O que tinha de neguinho com faca-peixeira e 38 na cintura, não estava escrito! Os revólveres eles exibiam como poder econômico e... de quebra como um adorno. Eu ficava meio que arrepiado com tanto revólver e faca por todo o lado, mas sabia que aquilo era só “figuração”. Enquanto isso, “Agermiro de Batião”, garganteando numa roda, dono da situação, contava suas experiências e bravatas a que viveu na penitenciária de Pedrinhas, onde passou cinco anos por conta de um homicídio. Qual um narciso diante do espelho, vitorioso e feliz - aquele sim, sentia-a o cara!

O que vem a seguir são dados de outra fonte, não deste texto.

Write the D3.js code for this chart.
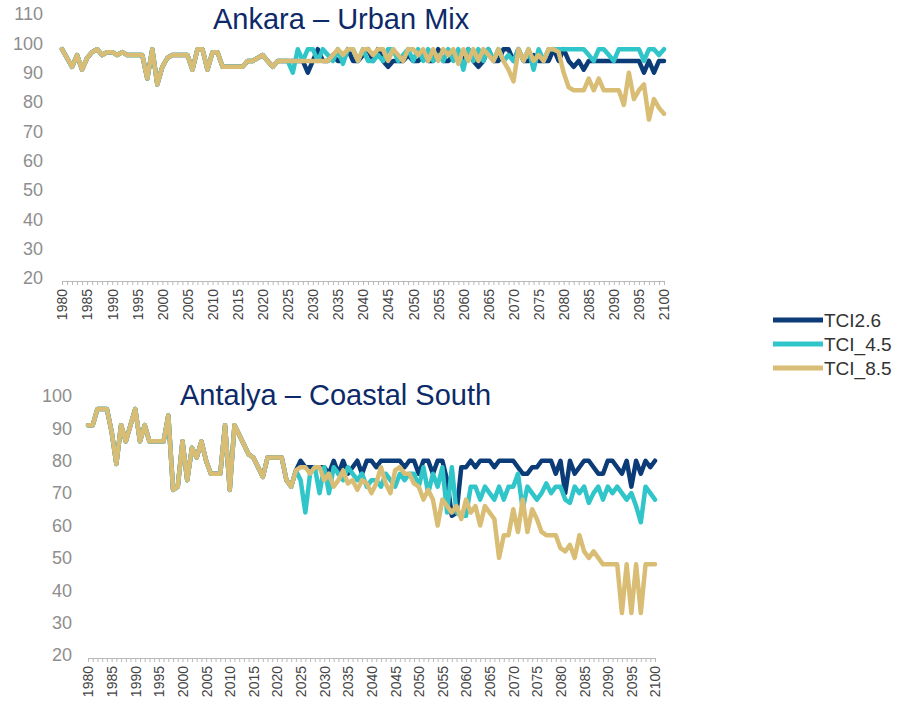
<!DOCTYPE html>
<html>
<head>
<meta charset="utf-8">
<script src="https://cdn.jsdelivr.net/npm/d3@7"></script>
<style>
  body { margin: 0; background: #fff; }
  svg { display: block; font-family: "Liberation Sans", Arial, sans-serif; }
</style>
</head>
<body>
<div id="chart"></div>
<script>
// years on the x axis
const startYear = 1980;
const endYear = 2100;
const yearTicks = d3.range(startYear, endYear + 1);

const seriesNames = ["TCI2.6", "TCI_4.5", "TCI_8.5"];
const seriesColors = ["#0c3c78", "#2fc5c9", "#d9bd74"];

// Ankara: observed part shared by all scenarios (1980-2024)
const ankaraHist = [98, 95, 92, 96, 91, 95, 97, 98, 96, 97, 97, 96, 97, 96, 96,
  96, 96, 88, 98, 86, 92, 95, 96, 96, 96, 96, 91, 98, 98, 91,
  97, 97, 92, 92, 92, 92, 92, 94, 94, 95, 96, 94, 92, 94, 94];
// Ankara scenarios 2025-2100
const ankara26 = [94, 94, 94, 94, 90, 94, 98, 94, 94, 96, 94, 94, 98, 94, 94,
  96, 98, 94, 98, 94, 92, 94, 94, 94, 96, 94, 94, 96, 94, 94,
  98, 94, 94, 96, 94, 94, 98, 94, 92, 94, 98, 94, 94, 98, 98,
  94, 98, 94, 94, 96, 94, 94, 94, 98, 94, 98, 94, 92, 94, 91,
  94, 94, 94, 94, 94, 94, 94, 94, 94, 94, 94, 90, 94, 90, 94, 94];
const ankara45 = [94, 90, 98, 94, 98, 98, 94, 98, 96, 94, 98, 93, 98, 98, 94,
  98, 94, 94, 96, 94, 98, 98, 94, 96, 98, 94, 98, 94, 98, 94,
  96, 94, 98, 94, 98, 91, 98, 94, 98, 94, 98, 94, 98, 94, 96,
  94, 98, 94, 98, 91, 98, 94, 98, 98, 98, 98, 98, 98, 98, 98,
  96, 94, 98, 98, 96, 94, 98, 98, 98, 98, 98, 94, 98, 98, 96, 98];
const ankara85 = [94, 94, 94, 94, 94, 94, 94, 94, 94, 96, 98, 96, 98, 98, 94,
  98, 98, 96, 98, 98, 94, 98, 96, 94, 98, 98, 96, 98, 94, 98,
  94, 98, 96, 98, 93, 98, 94, 98, 94, 98, 96, 94, 98, 94, 91,
  87, 98, 94, 98, 94, 96, 94, 98, 98, 97, 90, 85, 84, 84, 84,
  88, 84, 88, 84, 84, 84, 84, 79, 90, 81, 84, 86, 74, 81, 78, 76];

// Antalya: observed part shared by all scenarios (1980-2024)
const antalyaHist = [91, 91, 96, 96, 96, 89, 79, 91, 86, 91, 96, 86, 91, 86, 86,
  86, 86, 94, 71, 72, 86, 74, 84, 81, 86, 80, 76, 76, 76, 91,
  71, 91, 88, 85, 82, 81, 78, 75, 81, 81, 81, 81, 74, 72, 77];
// Antalya scenarios 2025-2100
const antalya26 = [80, 78, 78, 78, 78, 78, 76, 80, 76, 80, 76, 78, 80, 76, 80,
  80, 78, 80, 80, 80, 80, 80, 78, 80, 80, 76, 80, 80, 76, 80,
  80, 74, 63, 64, 78, 78, 80, 78, 80, 80, 80, 78, 80, 80, 80,
  80, 78, 76, 76, 78, 78, 80, 80, 80, 76, 80, 70, 80, 76, 78,
  80, 80, 78, 76, 76, 80, 80, 78, 76, 80, 72, 80, 76, 80, 78, 80];
const antalya45 = [74, 64, 76, 78, 70, 78, 70, 78, 76, 74, 78, 76, 74, 76, 72,
  74, 74, 72, 76, 74, 72, 76, 74, 76, 76, 72, 78, 70, 76, 72,
  78, 64, 78, 64, 63, 63, 72, 72, 68, 72, 70, 68, 72, 68, 72,
  72, 76, 65, 72, 70, 68, 70, 73, 70, 72, 72, 68, 67, 72, 70,
  72, 67, 70, 72, 68, 72, 70, 72, 70, 68, 70, 66, 61, 72, 70, 68];
const antalya85 = [78, 78, 76, 78, 78, 74, 76, 72, 74, 77, 73, 74, 71, 74, 73,
  70, 73, 78, 73, 70, 77, 78, 76, 76, 73, 72, 68, 71, 68, 60,
  68, 66, 64, 66, 62, 68, 64, 66, 60, 66, 64, 62, 50, 57, 57,
  65, 58, 68, 58, 65, 62, 58, 57, 57, 57, 53, 52, 54, 50, 57,
  52, 50, 52, 50, 48, 48, 48, 48, 33, 48, 33, 48, 33, 48, 48, 48];

const yTicksTop = d3.range(20, 111, 10);
const yTicksBottom = d3.range(20, 101, 10);

const width = 903, height = 705;

const svg = d3.select("#chart").append("svg")
  .attr("width", width)
  .attr("height", height);

function drawPanel(p) {
  const x = d3.scaleLinear().domain([startYear, endYear]).range([p.left, p.right]);
  const y = d3.scaleLinear().domain([20, p.yMax]).range([p.bottom, p.top]);

  const g = svg.append("g");

  // y labels only, no axis line
  const yAxis = g.append("g")
    .attr("transform", "translate(" + p.yLabelX + ",0)")
    .call(d3.axisLeft(y).tickValues(p.yTicks).tickSize(0).tickPadding(0));
  yAxis.select(".domain").remove();
  yAxis.selectAll("text")
    .attr("fill", "#8e8e8e")
    .style("font-size", "18px")
    .style("font-family", "'Liberation Sans', Arial, sans-serif");

  // x axis with a tick every year, a label every 5 years
  const xAxis = g.append("g")
    .attr("transform", "translate(0," + (p.bottom + 3) + ")")
    .call(d3.axisBottom(x)
      .tickValues(yearTicks)
      .tickSize(4)
      .tickSizeOuter(0)
      .tickFormat(function(d) { return d % 5 === 0 ? d : ""; }));
  xAxis.select(".domain").attr("stroke", "#b9b9b9");
  xAxis.selectAll(".tick line").attr("stroke", "#b9b9b9");
  xAxis.selectAll("text")
    .attr("transform", "rotate(-90)")
    .attr("x", -8)
    .attr("y", 0)
    .attr("dy", "0.35em")
    .attr("text-anchor", "end")
    .attr("fill", "#444")
    .style("font-size", "14px")
    .style("font-family", "'Liberation Sans', Arial, sans-serif");

  const line = d3.line()
    .x(function(d) { return x(d.year); })
    .y(function(d) { return y(d.value); });

  p.series.forEach(function(future, i) {
    const values = p.hist.concat(future).map(function(v, k) {
      return { year: startYear + k, value: v };
    });
    g.append("path")
      .datum(values)
      .attr("fill", "none")
      .attr("stroke", seriesColors[i])
      .attr("stroke-width", 4.5)
      .attr("stroke-linejoin", "round")
      .attr("stroke-linecap", "round")
      .attr("d", line);
  });

  g.append("text")
    .attr("x", p.titleX)
    .attr("y", p.titleY)
    .attr("fill", "#0d2a68")
    .style("font-size", "29px")
    .text(p.title);
}

drawPanel({
  title: "Ankara \u2013 Urban Mix",
  titleX: 213, titleY: 29,
  left: 62, right: 664, top: 14, bottom: 278,
  yMax: 110, yTicks: yTicksTop, yLabelX: 43,
  hist: ankaraHist,
  series: [ankara26, ankara45, ankara85]
});

drawPanel({
  title: "Antalya \u2013 Coastal South",
  titleX: 180, titleY: 405,
  left: 88, right: 655, top: 396, bottom: 655,
  yMax: 100, yTicks: yTicksBottom, yLabelX: 72,
  hist: antalyaHist,
  series: [antalya26, antalya45, antalya85]
});

// legend
const legend = svg.append("g").attr("transform", "translate(773,320)");
seriesNames.forEach(function(name, i) {
  const row = legend.append("g").attr("transform", "translate(0," + (i * 24) + ")");
  row.append("line")
    .attr("x1", 0).attr("x2", 50)
    .attr("stroke", seriesColors[i])
    .attr("stroke-width", 5);
  row.append("text")
    .attr("x", 51)
    .attr("dy", "0.36em")
    .attr("fill", "#333")
    .style("font-size", "19px")
    .text(name);
});
</script>
</body>
</html>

Era manhã quando a festa acabou. O que tinha de bêbados e falatórios e abusos não estava no gibi! Grande-maior parte saia puxando a pé e outros a cavalo. Um afro luzidio, faca na cinturava, chapéu na cabeça, montou sobre um potro novo estressado e ainda não domado que passou a noite amarrado e com a cara dependurada. Aí o que se viu foi uma cena digna de “domingão”. O potro estava endiabrado: pulava, saltava, escoiceava, entortava, empinava, sapateava. O negão de faca na cintura, chapéu na cabeça, mais endiabrado ainda! Ali foi um espetáculo e tanto com os dois se debatendo junto a paus e tocos, e escambau. E o povão assistindo de “camarote”!

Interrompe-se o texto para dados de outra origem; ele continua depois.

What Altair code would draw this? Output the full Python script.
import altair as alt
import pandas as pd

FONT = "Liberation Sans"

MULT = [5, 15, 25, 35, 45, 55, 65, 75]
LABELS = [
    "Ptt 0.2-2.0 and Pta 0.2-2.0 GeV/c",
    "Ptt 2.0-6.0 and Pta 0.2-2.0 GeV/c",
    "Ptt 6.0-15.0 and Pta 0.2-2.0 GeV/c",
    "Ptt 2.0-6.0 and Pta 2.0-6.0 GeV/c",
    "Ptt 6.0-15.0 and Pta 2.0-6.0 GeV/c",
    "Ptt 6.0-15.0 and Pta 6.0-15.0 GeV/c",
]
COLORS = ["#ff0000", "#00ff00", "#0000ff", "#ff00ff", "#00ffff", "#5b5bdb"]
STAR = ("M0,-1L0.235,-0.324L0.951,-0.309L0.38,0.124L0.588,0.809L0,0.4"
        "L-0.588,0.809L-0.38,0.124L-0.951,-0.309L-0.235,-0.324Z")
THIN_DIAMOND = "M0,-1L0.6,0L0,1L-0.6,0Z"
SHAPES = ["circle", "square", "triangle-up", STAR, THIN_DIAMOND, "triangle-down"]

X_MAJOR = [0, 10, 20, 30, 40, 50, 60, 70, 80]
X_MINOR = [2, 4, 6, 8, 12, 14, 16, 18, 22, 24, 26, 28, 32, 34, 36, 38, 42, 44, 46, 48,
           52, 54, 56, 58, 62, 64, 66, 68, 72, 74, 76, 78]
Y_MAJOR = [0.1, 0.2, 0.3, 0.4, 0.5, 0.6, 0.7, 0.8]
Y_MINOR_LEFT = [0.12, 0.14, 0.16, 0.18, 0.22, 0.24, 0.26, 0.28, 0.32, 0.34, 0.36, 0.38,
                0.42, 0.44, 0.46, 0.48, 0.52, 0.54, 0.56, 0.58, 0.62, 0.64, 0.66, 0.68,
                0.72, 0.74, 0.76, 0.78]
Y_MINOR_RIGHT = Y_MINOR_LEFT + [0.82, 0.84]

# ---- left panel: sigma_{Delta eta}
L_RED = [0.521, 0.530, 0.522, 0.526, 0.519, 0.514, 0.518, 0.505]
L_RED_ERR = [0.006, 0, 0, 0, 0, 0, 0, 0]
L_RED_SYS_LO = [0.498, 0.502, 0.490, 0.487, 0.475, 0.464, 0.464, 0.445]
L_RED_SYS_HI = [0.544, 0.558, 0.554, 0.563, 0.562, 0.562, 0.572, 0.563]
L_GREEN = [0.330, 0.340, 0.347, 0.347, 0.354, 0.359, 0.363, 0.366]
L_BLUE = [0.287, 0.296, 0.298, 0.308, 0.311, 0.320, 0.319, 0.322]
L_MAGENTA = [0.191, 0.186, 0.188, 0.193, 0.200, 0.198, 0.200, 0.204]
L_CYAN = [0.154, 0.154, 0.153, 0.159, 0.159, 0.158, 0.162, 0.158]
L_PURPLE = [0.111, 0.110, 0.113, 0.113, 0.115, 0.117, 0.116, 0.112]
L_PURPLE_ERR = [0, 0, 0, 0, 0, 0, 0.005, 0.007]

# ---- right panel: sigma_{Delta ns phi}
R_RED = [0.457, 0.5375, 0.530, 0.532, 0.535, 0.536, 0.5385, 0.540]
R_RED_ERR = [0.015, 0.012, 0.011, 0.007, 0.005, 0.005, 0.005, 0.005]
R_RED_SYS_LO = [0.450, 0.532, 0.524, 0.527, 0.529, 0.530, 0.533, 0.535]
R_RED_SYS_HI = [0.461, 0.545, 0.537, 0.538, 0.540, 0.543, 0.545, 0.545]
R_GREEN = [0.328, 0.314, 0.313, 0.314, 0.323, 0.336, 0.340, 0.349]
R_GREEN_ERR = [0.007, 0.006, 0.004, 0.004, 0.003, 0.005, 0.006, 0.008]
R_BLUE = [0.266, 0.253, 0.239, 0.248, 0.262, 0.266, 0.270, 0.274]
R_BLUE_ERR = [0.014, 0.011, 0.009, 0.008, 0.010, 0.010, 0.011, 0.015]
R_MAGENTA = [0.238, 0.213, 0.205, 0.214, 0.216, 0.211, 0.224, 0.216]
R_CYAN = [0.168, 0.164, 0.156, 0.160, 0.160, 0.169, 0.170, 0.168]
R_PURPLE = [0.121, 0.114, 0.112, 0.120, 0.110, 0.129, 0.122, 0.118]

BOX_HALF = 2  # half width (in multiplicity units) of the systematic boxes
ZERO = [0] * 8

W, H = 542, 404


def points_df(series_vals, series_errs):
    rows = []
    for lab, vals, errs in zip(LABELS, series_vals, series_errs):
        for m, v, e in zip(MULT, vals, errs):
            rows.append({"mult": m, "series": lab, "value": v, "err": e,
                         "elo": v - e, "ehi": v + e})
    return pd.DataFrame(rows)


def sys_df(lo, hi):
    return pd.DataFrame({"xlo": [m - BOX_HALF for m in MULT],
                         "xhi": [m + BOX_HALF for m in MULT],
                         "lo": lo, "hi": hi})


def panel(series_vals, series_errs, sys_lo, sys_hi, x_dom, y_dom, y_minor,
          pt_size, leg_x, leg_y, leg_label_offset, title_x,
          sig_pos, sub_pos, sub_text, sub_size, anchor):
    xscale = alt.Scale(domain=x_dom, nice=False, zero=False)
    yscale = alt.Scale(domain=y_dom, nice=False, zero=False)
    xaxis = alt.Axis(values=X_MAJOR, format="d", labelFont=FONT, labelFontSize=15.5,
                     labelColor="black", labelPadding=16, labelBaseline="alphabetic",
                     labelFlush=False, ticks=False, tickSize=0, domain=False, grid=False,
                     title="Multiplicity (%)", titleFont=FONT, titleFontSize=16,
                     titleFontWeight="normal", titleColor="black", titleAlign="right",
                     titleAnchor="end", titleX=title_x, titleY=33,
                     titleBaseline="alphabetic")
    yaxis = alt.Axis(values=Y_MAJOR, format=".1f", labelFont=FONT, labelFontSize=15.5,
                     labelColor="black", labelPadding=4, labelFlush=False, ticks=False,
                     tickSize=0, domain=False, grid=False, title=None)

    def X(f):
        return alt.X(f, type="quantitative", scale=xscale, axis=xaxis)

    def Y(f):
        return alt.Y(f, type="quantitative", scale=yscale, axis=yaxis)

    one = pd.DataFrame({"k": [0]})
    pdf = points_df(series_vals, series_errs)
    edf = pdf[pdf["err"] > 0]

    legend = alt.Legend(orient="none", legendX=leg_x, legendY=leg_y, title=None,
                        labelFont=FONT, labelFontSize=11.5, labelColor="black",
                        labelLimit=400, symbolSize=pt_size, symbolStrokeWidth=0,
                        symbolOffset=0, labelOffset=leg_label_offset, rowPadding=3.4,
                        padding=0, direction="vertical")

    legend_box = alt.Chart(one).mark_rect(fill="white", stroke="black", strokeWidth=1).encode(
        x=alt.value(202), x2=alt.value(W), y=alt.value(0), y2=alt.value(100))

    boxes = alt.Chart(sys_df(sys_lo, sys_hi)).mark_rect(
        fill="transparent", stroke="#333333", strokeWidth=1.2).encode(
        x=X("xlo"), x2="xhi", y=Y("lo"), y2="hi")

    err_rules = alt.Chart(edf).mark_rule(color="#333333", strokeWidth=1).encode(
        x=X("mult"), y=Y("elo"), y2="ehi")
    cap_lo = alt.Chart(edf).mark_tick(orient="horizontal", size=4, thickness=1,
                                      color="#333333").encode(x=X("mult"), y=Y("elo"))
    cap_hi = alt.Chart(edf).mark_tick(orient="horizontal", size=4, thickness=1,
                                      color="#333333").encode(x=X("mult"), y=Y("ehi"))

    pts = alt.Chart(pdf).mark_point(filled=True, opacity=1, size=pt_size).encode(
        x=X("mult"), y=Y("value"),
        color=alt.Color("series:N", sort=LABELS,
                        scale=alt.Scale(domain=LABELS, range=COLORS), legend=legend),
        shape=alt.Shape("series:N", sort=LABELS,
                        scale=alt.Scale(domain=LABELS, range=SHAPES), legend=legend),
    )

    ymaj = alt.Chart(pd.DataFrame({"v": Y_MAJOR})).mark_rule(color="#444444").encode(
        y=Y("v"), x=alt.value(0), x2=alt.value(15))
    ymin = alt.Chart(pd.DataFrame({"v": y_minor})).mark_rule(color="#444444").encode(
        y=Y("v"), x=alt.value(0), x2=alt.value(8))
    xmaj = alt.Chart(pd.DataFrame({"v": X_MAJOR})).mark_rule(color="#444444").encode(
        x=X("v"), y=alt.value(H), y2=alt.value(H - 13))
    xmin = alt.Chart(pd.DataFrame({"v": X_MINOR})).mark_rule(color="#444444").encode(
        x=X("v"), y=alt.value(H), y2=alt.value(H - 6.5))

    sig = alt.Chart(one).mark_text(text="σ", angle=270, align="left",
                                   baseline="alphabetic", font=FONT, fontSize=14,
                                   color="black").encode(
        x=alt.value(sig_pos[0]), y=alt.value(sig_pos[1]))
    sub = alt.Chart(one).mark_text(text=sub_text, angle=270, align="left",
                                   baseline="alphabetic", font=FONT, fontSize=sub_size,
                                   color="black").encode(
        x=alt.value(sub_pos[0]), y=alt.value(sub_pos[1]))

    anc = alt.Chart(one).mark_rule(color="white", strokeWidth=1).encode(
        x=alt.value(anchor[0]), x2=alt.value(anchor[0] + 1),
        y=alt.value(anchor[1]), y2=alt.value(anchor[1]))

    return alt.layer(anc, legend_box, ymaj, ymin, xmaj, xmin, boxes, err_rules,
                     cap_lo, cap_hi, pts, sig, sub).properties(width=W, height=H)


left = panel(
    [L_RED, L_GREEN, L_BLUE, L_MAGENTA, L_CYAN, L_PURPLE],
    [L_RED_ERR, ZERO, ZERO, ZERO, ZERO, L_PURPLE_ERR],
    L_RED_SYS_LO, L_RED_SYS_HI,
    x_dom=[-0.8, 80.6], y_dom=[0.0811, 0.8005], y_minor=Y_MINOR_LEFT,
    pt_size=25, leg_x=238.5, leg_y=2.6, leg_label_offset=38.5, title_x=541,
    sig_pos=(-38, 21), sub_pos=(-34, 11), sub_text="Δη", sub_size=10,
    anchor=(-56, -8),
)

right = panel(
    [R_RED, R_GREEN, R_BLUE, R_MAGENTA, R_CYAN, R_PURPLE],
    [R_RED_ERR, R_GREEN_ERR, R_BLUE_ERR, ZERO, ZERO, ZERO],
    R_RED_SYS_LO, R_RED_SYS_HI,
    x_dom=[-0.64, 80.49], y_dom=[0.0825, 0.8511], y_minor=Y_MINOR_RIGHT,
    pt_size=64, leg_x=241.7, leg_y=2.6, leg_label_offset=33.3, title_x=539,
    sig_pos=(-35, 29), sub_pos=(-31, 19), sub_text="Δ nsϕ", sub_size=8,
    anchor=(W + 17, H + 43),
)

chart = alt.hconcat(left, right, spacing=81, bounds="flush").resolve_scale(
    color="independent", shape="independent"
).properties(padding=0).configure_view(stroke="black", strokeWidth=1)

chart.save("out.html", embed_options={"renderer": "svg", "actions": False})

Vencido o potro, este finalmente tomou o caminho. Negão deu mais umas duas esporadas e saiu afobando: “Aqui quem manda é eu, quem manda é eu”, porque o dia em que um cavalo me botar no chão, aí não dá mais pra nós dois”. E foi voando pelo caminho com os notívagos exasperados procurando se livrar daqueles dois endiabrados: um que era a montaria e outro que ia montado.
Enquanto isso, aquele sujeito – personagem da boiada – que passou a noite rodopiando com um espantalho de luzes e “marmota” sobre a cabeça, roubando a cena, agora seguia solitário e sem graça com a sua geringonça de isopor que conduzia sobre as costas, para a próxima boiada.